(Source code of charts)
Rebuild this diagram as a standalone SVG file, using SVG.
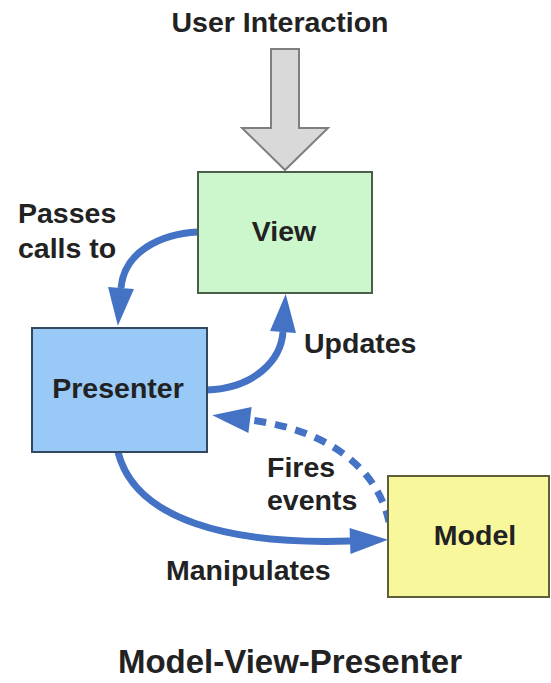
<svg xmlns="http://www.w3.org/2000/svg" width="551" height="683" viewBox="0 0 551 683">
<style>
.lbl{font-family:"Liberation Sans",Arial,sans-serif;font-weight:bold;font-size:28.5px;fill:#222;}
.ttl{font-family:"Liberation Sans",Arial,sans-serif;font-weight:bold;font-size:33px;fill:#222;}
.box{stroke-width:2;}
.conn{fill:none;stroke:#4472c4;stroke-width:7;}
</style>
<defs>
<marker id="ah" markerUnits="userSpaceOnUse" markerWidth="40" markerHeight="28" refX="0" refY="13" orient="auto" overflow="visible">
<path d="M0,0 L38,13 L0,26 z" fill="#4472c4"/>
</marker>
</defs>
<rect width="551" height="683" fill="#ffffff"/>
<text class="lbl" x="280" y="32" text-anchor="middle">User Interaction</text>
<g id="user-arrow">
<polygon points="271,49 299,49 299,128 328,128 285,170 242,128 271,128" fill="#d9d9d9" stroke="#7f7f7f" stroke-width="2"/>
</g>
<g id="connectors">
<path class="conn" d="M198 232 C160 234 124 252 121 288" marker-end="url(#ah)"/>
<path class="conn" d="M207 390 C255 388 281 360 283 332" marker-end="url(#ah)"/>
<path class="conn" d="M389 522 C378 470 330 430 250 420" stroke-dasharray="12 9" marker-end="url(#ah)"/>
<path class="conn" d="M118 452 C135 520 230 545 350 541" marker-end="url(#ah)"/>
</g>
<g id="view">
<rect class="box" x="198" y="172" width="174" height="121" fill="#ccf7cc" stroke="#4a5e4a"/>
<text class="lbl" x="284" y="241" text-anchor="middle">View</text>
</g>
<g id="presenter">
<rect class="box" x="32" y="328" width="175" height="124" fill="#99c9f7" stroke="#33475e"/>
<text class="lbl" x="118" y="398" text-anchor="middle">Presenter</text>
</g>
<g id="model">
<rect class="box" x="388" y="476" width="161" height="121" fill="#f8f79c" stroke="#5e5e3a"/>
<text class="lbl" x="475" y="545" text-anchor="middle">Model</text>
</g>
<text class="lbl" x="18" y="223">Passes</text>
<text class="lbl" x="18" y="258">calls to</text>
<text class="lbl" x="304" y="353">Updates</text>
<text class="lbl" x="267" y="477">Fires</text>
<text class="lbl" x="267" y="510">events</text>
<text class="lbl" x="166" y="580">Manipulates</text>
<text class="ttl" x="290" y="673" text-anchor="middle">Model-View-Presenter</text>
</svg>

* * *

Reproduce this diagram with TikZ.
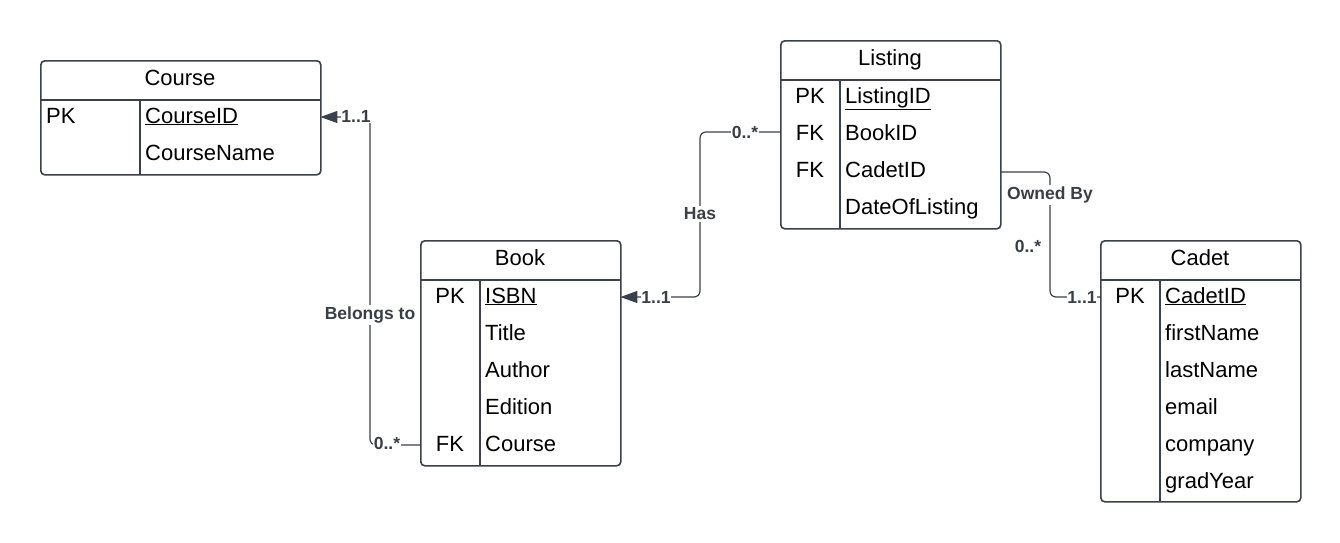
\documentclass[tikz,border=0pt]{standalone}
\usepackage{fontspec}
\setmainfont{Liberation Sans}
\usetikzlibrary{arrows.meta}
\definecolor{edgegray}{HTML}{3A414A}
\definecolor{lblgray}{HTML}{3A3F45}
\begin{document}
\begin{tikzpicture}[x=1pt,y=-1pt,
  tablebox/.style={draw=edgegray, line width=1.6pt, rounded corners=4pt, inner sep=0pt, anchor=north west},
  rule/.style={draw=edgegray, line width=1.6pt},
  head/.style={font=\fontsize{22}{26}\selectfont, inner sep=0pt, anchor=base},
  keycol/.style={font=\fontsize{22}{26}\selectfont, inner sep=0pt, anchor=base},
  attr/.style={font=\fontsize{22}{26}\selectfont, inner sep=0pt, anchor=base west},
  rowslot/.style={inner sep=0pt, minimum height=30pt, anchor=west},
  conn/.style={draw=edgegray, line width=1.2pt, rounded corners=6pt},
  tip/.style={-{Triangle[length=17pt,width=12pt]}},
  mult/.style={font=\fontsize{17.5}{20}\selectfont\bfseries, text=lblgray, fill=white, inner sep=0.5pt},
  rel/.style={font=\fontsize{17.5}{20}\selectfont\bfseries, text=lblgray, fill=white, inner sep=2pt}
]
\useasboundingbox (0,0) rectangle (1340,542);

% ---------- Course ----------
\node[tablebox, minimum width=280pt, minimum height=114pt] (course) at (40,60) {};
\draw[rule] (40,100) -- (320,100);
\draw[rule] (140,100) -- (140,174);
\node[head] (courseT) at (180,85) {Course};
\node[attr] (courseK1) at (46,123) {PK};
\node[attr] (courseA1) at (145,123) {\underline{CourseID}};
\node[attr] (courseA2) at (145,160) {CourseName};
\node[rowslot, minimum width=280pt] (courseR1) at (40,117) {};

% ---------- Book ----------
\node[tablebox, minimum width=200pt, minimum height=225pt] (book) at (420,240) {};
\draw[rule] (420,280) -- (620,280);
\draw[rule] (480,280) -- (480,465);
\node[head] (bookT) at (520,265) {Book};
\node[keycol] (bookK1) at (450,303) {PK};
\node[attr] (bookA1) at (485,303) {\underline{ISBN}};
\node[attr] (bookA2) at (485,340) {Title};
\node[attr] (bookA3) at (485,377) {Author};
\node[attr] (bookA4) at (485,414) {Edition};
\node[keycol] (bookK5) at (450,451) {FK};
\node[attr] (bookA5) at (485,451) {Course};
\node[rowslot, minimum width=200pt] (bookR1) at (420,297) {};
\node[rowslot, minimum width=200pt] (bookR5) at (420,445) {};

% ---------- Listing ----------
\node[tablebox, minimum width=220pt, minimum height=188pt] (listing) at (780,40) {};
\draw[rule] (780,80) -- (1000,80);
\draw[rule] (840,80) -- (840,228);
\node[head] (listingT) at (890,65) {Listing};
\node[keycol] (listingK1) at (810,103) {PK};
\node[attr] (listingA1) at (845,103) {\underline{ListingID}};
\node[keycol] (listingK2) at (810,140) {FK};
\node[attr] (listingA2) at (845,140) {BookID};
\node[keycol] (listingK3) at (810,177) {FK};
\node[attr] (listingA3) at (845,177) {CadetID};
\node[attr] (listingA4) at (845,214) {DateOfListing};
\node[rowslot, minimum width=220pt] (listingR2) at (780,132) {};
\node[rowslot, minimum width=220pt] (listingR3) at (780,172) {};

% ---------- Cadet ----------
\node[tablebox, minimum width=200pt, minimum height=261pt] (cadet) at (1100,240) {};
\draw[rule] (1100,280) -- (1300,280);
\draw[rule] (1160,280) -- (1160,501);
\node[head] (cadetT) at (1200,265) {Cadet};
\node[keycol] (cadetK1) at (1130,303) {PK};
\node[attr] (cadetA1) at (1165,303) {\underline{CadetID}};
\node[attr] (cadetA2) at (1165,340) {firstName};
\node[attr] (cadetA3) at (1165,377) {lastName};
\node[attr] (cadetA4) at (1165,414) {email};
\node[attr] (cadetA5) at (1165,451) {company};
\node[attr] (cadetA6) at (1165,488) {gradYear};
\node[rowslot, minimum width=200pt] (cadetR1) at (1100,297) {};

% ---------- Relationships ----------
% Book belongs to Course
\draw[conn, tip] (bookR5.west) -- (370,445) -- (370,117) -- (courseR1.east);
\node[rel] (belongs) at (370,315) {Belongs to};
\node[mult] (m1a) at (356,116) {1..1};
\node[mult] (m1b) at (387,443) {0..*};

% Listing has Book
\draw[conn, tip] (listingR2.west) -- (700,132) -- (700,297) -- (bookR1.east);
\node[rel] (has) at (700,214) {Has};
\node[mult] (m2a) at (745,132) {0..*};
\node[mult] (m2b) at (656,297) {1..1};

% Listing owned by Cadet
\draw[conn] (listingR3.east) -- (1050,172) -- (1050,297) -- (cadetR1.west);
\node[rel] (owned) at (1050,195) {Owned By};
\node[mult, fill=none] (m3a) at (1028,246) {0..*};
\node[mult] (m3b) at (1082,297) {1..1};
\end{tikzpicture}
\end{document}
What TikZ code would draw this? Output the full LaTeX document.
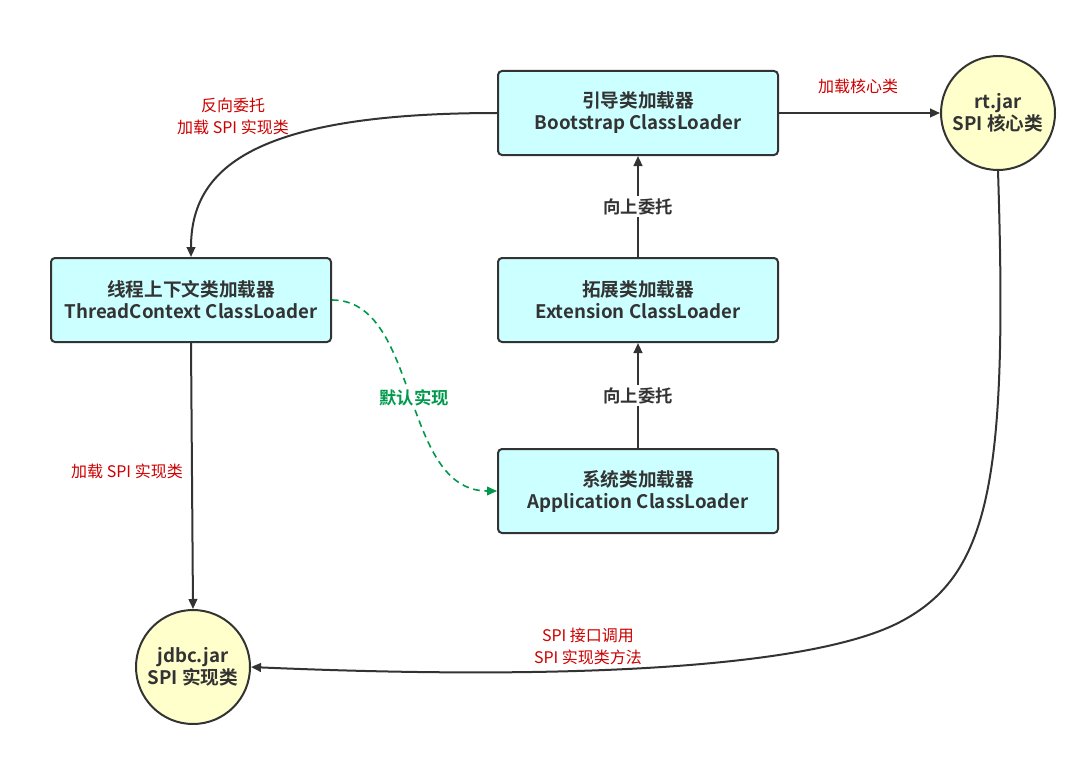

Exercise description | Only the number is wanted: how many lines of the material contain the word "standalone"?

Output for this task | 2